Alternatively, a country could have industrialized and polluted its environment, but eventually gotten rich enough to start cleaning it up. That's the case with the European countries that make up more than half of the top 30.
"The richer you become, the more polluted you become, to a point. Then you become cleaner," says Christine Kim of Yale, research director for the EPI.
The U.S. is still on the upswing, says Esty. "Forty years ago the U.S would have had bad scores" like China (rank: 121st) and India (123rd). America, as it's matured, has made big strides in cleaning up lakes, rivers and streams, with clean drinking water available to practically the entire population. Air quality has gotten much better in places like Los Angeles. What's more, "no country is a better forest steward," says Esty. And despite the plague of pine bark beetles laying waste to millions of acres of forests across the west, "the U.S. is re-foresting at a rapid rate."

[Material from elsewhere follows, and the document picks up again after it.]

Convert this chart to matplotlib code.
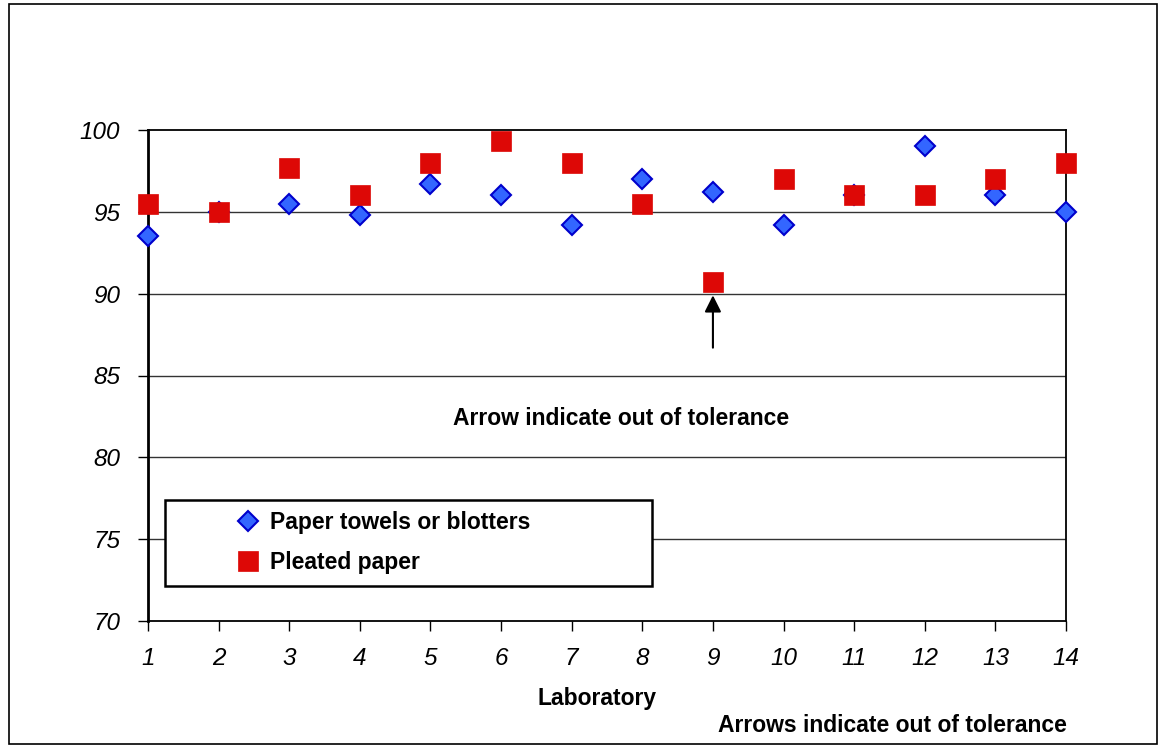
import matplotlib
matplotlib.use("Agg")
import matplotlib.pyplot as plt
from matplotlib.patches import Rectangle

labs = list(range(1, 15))
towels = [93.5, 95.0, 95.5, 94.8, 96.7, 96.0, 94.2, 97.0, 96.2, 94.2, 96.0, 99.0, 96.0, 95.0]
pleated = [95.5, 95.0, 97.7, 96.0, 98.0, 99.3, 98.0, 95.5, 90.7, 97.0, 96.0, 96.0, 97.0, 98.0]
yticks = [70, 75, 80, 85, 90, 95, 100]

plt.rcParams['font.family'] = ['Liberation Sans', 'DejaVu Sans']

fig = plt.figure(figsize=(11.67, 7.46), dpi=100)
W, H = 1167, 746
x0, x1, y0, y1 = 148, 1066, 130, 621
ax = fig.add_axes([x0 / W, 1 - y1 / H, (x1 - x0) / W, (y1 - y0) / H])
ax.set_xlim(1, 14)
ax.set_ylim(70, 100)
ax.set_yticks(yticks)
ax.set_xticks(labs)
for t in yticks[1:-1]:
    ax.axhline(t, color='#333333', lw=1.0, zorder=1)
for s in ax.spines.values():
    s.set_color('black')
    s.set_linewidth(1.3)
ax.spines['left'].set_linewidth(2)
ax.tick_params(axis='y', direction='out', length=7, width=1, pad=13, labelsize=17.5)
ax.tick_params(axis='x', direction='out', length=7, width=1, pad=12, labelsize=17.5)
for lbl in ax.get_xticklabels() + ax.get_yticklabels():
    lbl.set_fontstyle('italic')

ax.plot(labs, towels, linestyle='none', marker='D', markersize=10.5,
        markerfacecolor='#3366FF', markeredgecolor='#0000CC', markeredgewidth=1.5,
        clip_on=False, zorder=3, label='Paper towels or blotters')
ax.plot(labs, pleated, linestyle='none', marker='s', markersize=15,
        markerfacecolor='#DD0806', markeredgecolor='#DD0806', markeredgewidth=0.5,
        clip_on=False, zorder=4, label='Pleated paper')

ax.annotate('', xy=(9, 89.9), xytext=(9, 86.7),
            arrowprops=dict(arrowstyle='-|>', color='black', lw=1.5,
                            mutation_scale=25, shrinkA=0, shrinkB=0))
ax.text(7.70, 82.4, 'Arrow indicate out of tolerance', ha='center', va='center',
        fontsize=16.5, fontweight='bold')

def fx(px):
    return (px - x0) / (x1 - x0)

def fy(py):
    return 1 - (py - y0) / (y1 - y0)

box = Rectangle((fx(165), fy(586)), fx(652) - fx(165), fy(500) - fy(586),
                transform=ax.transAxes, facecolor='white', edgecolor='black',
                lw=1.8, zorder=5)
ax.add_patch(box)

handles, labels = ax.get_legend_handles_labels()
leg = ax.legend(handles, labels, loc='center left', bbox_to_anchor=(fx(233), fy(542.5)),
                frameon=False, prop={'weight': 'bold', 'size': 16.5},
                borderpad=0, labelspacing=0.75, handletextpad=0.3,
                borderaxespad=0, handlelength=1.31)
leg.set_zorder(6)

fig.text(597 / W, 1 - 698 / H, 'Laboratory', ha='center', va='center',
         fontsize=16.5, fontweight='bold')
fig.text(892 / W, 1 - 726 / H, 'Arrows indicate out of tolerance', ha='center', va='center',
         fontsize=16.5, fontweight='bold')

fig.patches.append(Rectangle((9 / W, 2 / H), (1157 - 9) / W, (743 - 3) / H,
                             transform=fig.transFigure, fill=False,
                             edgecolor='black', lw=1.2))

fig.savefig('out.png', dpi=100)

Sounds good, so why does the U.S. rank so much lower than those Europeans? "People in the U.S. are shocked the U.S. ranks so low. In Europe they're shocked the U.S. ranks so high," says Esty.
Trace the cognitive dissonance to greenhouse gas emissions, where the U.S. places very poorly because of our reliance on coal for 50% of power generation and our reliance on cars to traverse wide-open spaces. America's fully industrialized peers Japan (ranked 20th), Germany (17th) and the U.K. (14th) did far better. The best way for America to improve its score: make a big push toward generating power from nuclear and natural gas.

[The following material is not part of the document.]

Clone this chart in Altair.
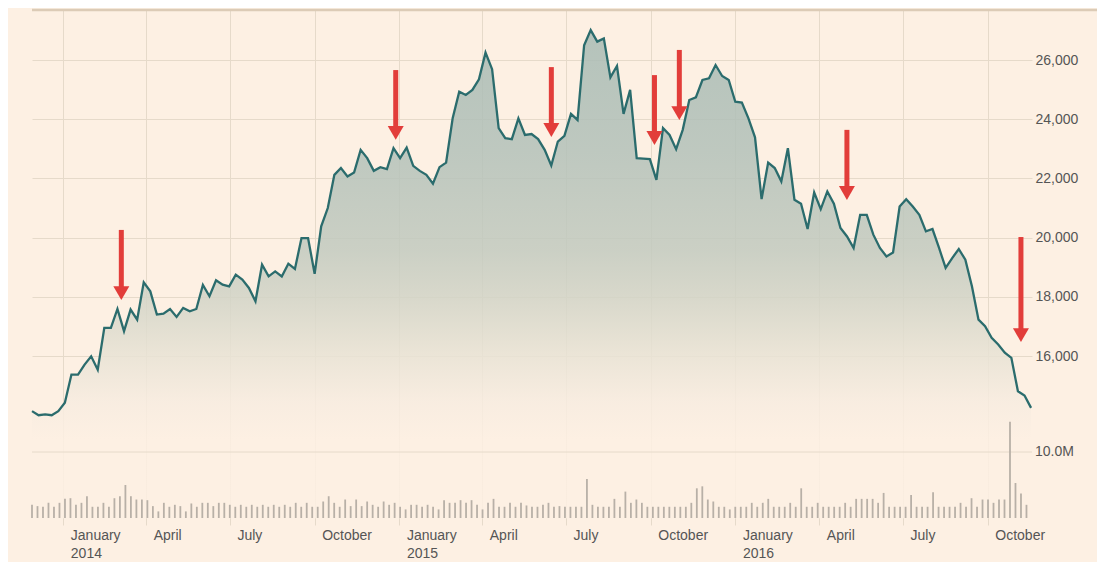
import altair as alt
import pandas as pd

# ---------------- data ----------------
prices = [14140, 14000, 14030, 14000, 14140, 14420, 15375, 15375, 15710, 15990,
          15540, 16950, 16950, 17590, 16840, 17570, 17230, 18490, 18185, 17400,
          17430, 17590, 17320, 17625, 17510, 17590, 18400, 18020, 18560, 18410,
          18355, 18750, 18580, 18300, 17850, 19085, 18690, 18860, 18690, 19120,
          18940, 19985, 19985, 18780, 20380, 21000, 22120, 22350, 22065, 22200,
          22965, 22685, 22255, 22380, 22315, 23020, 22685, 23040, 22425, 22255,
          22120, 21820, 22380, 22535, 24030, 24930, 24820, 24990, 25350, 26250,
          25690, 23700, 23360, 23325, 24030, 23470, 23500, 23330, 22965, 22435,
          23245, 23435, 24180, 23975, 26500, 27010, 26620, 26730, 25415, 25800,
          24180, 24990, 22685, 22670, 22650, 21950, 23700, 23470, 22990, 23640,
          24650, 24740, 25325, 25380, 25830, 25460, 25325, 24590, 24560, 24030,
          23390, 21300, 22535, 22350, 21900, 23020, 21280, 21145, 20290, 21525,
          20965, 21560, 21145, 20325, 20040, 19650, 20770, 20770, 20100, 19650,
          19365, 19500, 21050, 21300, 21050, 20770, 20210, 20290, 19650, 18975,
          19310, 19615, 19255, 18355, 17230, 17005, 16615, 16390, 16110, 15940,
          14810, 14665, 14250]

volumes_m = [2.0, 1.8, 1.7, 2.3, 1.7, 2.3, 2.9, 3.0, 2.0, 2.3, 3.3, 1.7, 1.7, 2.3, 1.7,
             3.0, 3.3, 5.0, 3.3, 2.8, 2.8, 2.7, 1.8, 1.0, 2.3, 1.7, 2.0, 1.8, 1.0, 2.2,
             1.7, 2.3, 2.3, 1.8, 2.3, 2.3, 2.0, 1.7, 2.0, 1.7, 2.0, 1.7, 2.0, 1.7, 2.0,
             1.7, 2.0, 1.7, 2.3, 1.7, 2.3, 1.7, 1.7, 2.5, 3.3, 2.3, 1.7, 2.8, 1.8, 2.8,
             1.8, 2.5, 2.0, 1.7, 2.5, 2.0,
             2.3, 1.7, 1.3, 2.0, 2.0, 1.7, 2.0, 1.7, 1.3, 2.7, 2.3, 2.3, 2.7, 2.3, 2.7,
             2.0, 1.3, 2.3, 2.9, 1.7, 1.7, 2.3, 1.7, 2.3, 1.9, 1.7, 1.7, 2.0, 2.3, 1.7,
             1.8, 1.7, 1.7, 1.7, 1.7, 5.9, 2.0, 1.7, 1.7, 1.7, 2.9, 1.7, 4.0, 2.3, 2.8,
             2.3, 1.7, 1.7, 1.7, 1.7, 1.7, 1.7, 1.7, 1.7, 2.3, 4.5, 4.8, 2.8, 2.5, 1.7,
             1.7, 1.3, 1.7, 1.7,
             1.7, 2.3, 1.7, 2.3, 2.9, 1.7, 1.7, 1.7, 2.3, 1.7, 4.5, 1.7, 1.7, 2.3, 1.7,
             1.7, 1.7, 1.7, 2.3, 1.7, 2.9, 2.9, 2.9, 2.9, 2.3, 3.8, 1.7, 1.7, 1.7, 1.7,
             3.5, 1.7, 1.7, 1.7, 3.9, 1.7, 1.7, 1.7, 1.7, 2.3, 1.7, 3.0, 1.7, 2.8, 2.8,
             2.3, 2.8, 2.8, 14.6, 5.3, 3.7, 2.0]

price_start, price_end = "2013-11-28", "2016-11-17"
vol_start, vol_end = "2013-11-28", "2016-11-12"

quarter_ticks = [(2014, 1), (2014, 4), (2014, 7), (2014, 10),
                 (2015, 1), (2015, 4), (2015, 7), (2015, 10),
                 (2016, 1), (2016, 4), (2016, 7), (2016, 10)]
price_ticks = [16000, 18000, 20000, 22000, 24000, 26000]
price_range = [10529, 27689]
vol_range = [0, 76.97]
vol_ticks = [10]
vol_tick_labels = ["10.0M"]

arrow_dates = ["2014-03-05", "2014-12-28", "2015-06-15", "2015-10-05",
               "2015-11-01", "2016-05-01", "2016-11-06"]
arrow_tops = [20260, 25660, 25760, 25490, 26340, 23640, 20020]
arrow_tips = [17890, 23300, 23400, 23130, 23970, 21270, 16470]

# ---------------- frames ----------------
price_df = pd.DataFrame({
    "date": pd.date_range(price_start, price_end, periods=len(prices)),
    "price": prices,
})
vol_df = pd.DataFrame({
    "date": pd.date_range(vol_start, vol_end, periods=len(volumes_m)),
    "volume": volumes_m,
})
arrow_df = pd.DataFrame({
    "date": pd.to_datetime(arrow_dates),
    "top": arrow_tops,
    "tip": arrow_tips,
})
vol_tick_df = pd.DataFrame({"v": vol_ticks, "label": vol_tick_labels})

# ---------------- styling ----------------
W, H = 1000, 508
BG = "#FDF0E3"
GRID = "#E6DACA"
LINE = "#2B6C6D"
RED = "#E23D3A"
FONT = "Liberation Sans"
LABEL = "#555555"

x_scale = alt.Scale(domain=[alt.DateTime(year=2013, month=11, date=28),
                            alt.DateTime(year=2016, month=11, date=18)],
                    padding=0)
x_axis = alt.Axis(
    values=[alt.DateTime(year=y, month=m, date=1) for y, m in quarter_ticks],
    grid=True, gridColor=GRID, gridWidth=1,
    ticks=True, tickColor=GRID, tickSize=7,
    domain=False,
    labelExpr="month(datum.value) == 0 ? [timeFormat(datum.value, '%B'), timeFormat(datum.value, '%Y')] : timeFormat(datum.value, '%B')",
    labelAlign="left", labelBaseline="top", labelOffset=7, labelPadding=3,
    labelFont=FONT, labelFontSize=14, labelColor=LABEL, labelLineHeight=18,
    title=None,
)
X = alt.X("date:T", scale=x_scale, axis=x_axis)

price_scale = alt.Scale(domain=price_range, zero=False, nice=False)
y_axis = alt.Axis(
    orient="right", values=price_ticks, format=",.0f",
    grid=True, gridColor=GRID, gridWidth=1,
    ticks=False, domain=False,
    labelAlign="left", labelBaseline="middle", labelPadding=3,
    labelFont=FONT, labelFontSize=14, labelColor=LABEL,
    title=None,
)

vol_scale = alt.Scale(domain=vol_range, nice=False)

fill = alt.Gradient(
    gradient="linear", x1=0, x2=0, y1=0, y2=1,
    stops=[
        alt.GradientStop(offset=0.0, color="#A8BBB4"),
        alt.GradientStop(offset=0.25, color="#B3C1B9"),
        alt.GradientStop(offset=0.45, color="#C2CABF"),
        alt.GradientStop(offset=0.55, color="#D2D4C7"),
        alt.GradientStop(offset=0.66, color="#E7E2D4"),
        alt.GradientStop(offset=0.76, color="#F7ECE0"),
        alt.GradientStop(offset=0.84, color=BG),
        alt.GradientStop(offset=1.0, color=BG),
    ],
)

# ---------------- price layers ----------------
area = alt.Chart(price_df).mark_area(fill=fill, fillOpacity=0.85, strokeWidth=0).encode(
    x=X, y=alt.Y("price:Q", scale=price_scale, axis=y_axis),
    y2=alt.datum(price_range[0]))
line = alt.Chart(price_df).mark_line(color=LINE, strokeWidth=2.3).encode(
    x=X, y=alt.Y("price:Q", scale=price_scale, axis=y_axis))
top_rule = alt.Chart(vol_tick_df).mark_rule(color="#DCCBB6", strokeWidth=2.5).encode(
    x=alt.value(0), x2=alt.value(W + 66), y=alt.value(0))
shaft = alt.Chart(arrow_df).mark_rule(color=RED, strokeWidth=5, y2Offset=-10).encode(
    x=X, y=alt.Y("top:Q", scale=price_scale, axis=y_axis), y2="tip:Q")
head = alt.Chart(arrow_df).mark_point(
    shape="triangle-down", filled=True, color=RED, opacity=1, size=256, yOffset=-7
).encode(x=X, y=alt.Y("tip:Q", scale=price_scale, axis=y_axis))
price_layer = alt.layer(area, line, top_rule, shaft, head)

# ---------------- volume layers ----------------
vol_bars = alt.Chart(vol_df).mark_bar(size=1.8, color="#B8B0A7").encode(
    x=X, y=alt.Y("volume:Q", scale=vol_scale, axis=None))
vol_grid = alt.Chart(vol_tick_df).mark_rule(color=GRID, strokeWidth=1).encode(
    y=alt.Y("v:Q", scale=vol_scale, axis=None))
vol_label = alt.Chart(vol_tick_df).mark_text(
    align="left", baseline="middle", font=FONT, fontSize=14, color=LABEL
).encode(x=alt.value(W + 3), y=alt.Y("v:Q", scale=vol_scale, axis=None), text="label:N")
vol_layer = alt.layer(vol_grid, vol_bars, vol_label)

chart = alt.layer(price_layer, vol_layer).resolve_scale(y="independent").properties(
    width=W, height=H, background=BG,
    padding={"left": 24, "top": 2, "right": 65, "bottom": 44},
    autosize=alt.AutoSizeParams(type="none"),
).configure_view(strokeWidth=0)

chart.save("out.html", embed_options={"renderer": "svg", "actions": False})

But could we ever place better than Cuba, which is ranked ninth? Well, Cuba's scant industrial base limits pollution, while socialized health care helps limit environmental-related illness. At least that's what the data claims.
"There's some made-up data out of Cuba," says Esty. They have problems with the veracity of China's data, too. The U.S. on the other hand has very high data quality because "we [in the U.S.] are able to get bad news published." Despite misgivings on Cuban data, "we don't use our judgment on data to push down countries' rankings."
Another unusual case is Belgium, which lags far behind its neighbors France, the Netherlands and Germany and the rest of Western Europe. Belgium is in 88th place, on par with Ukraine and lower than any other European country. The data on Belgium shows "incontrovertible systematic underperformance," says Esty. Less nuclear power, worse water quality and less protection of open spaces.
Esty cautions that it's more useful for policymakers to compare a country's results with those in its peer group. Desert countries will have trouble scoring high in the rankings because of their complete lack of emissions-free hydropower, and limited ecological diversity. Yet in the 2010 study, for the first time, the researchers decided to count sea water desalination as a renewable water source. This helps the oil-rich countries, which can afford to build desalination plants. (See "Making Sweet Water From (Almost) Perpetual Motion.")
In an enviro-measurement quandry, those oil and gas-rich regimes like Saudi Arabia (99th place) and Qatar (122th), don't get docked for the environmental impact of their exported hydrocarbons.
Esty says that of the 75 nations to give feedback to his researchers on their EPI rankings, none has been more outraged than South Korea. Landing in 94th place, between Gabon and Nicaragua, South Koreans see this study as an insult unbefitting their status as a first-world developed nation. The South Korean ambassador filed a protest. A bureaucrat even called up research director Christine Kim's grandmother back home in South Korea to complain. The South Koreans' overly rosy environmental self-assessment might have something to do with the worse performance of neighboring China and North Korea (147th place). Esty says the data on low levels of biodiversity and significant air pollution aren't in doubt.
A bastion of hope and irony: the most biodiverse place on the Korean Peninsula is the demilitarized zone, says Esty. Yet some of the deer there, because of landmines, only have three legs.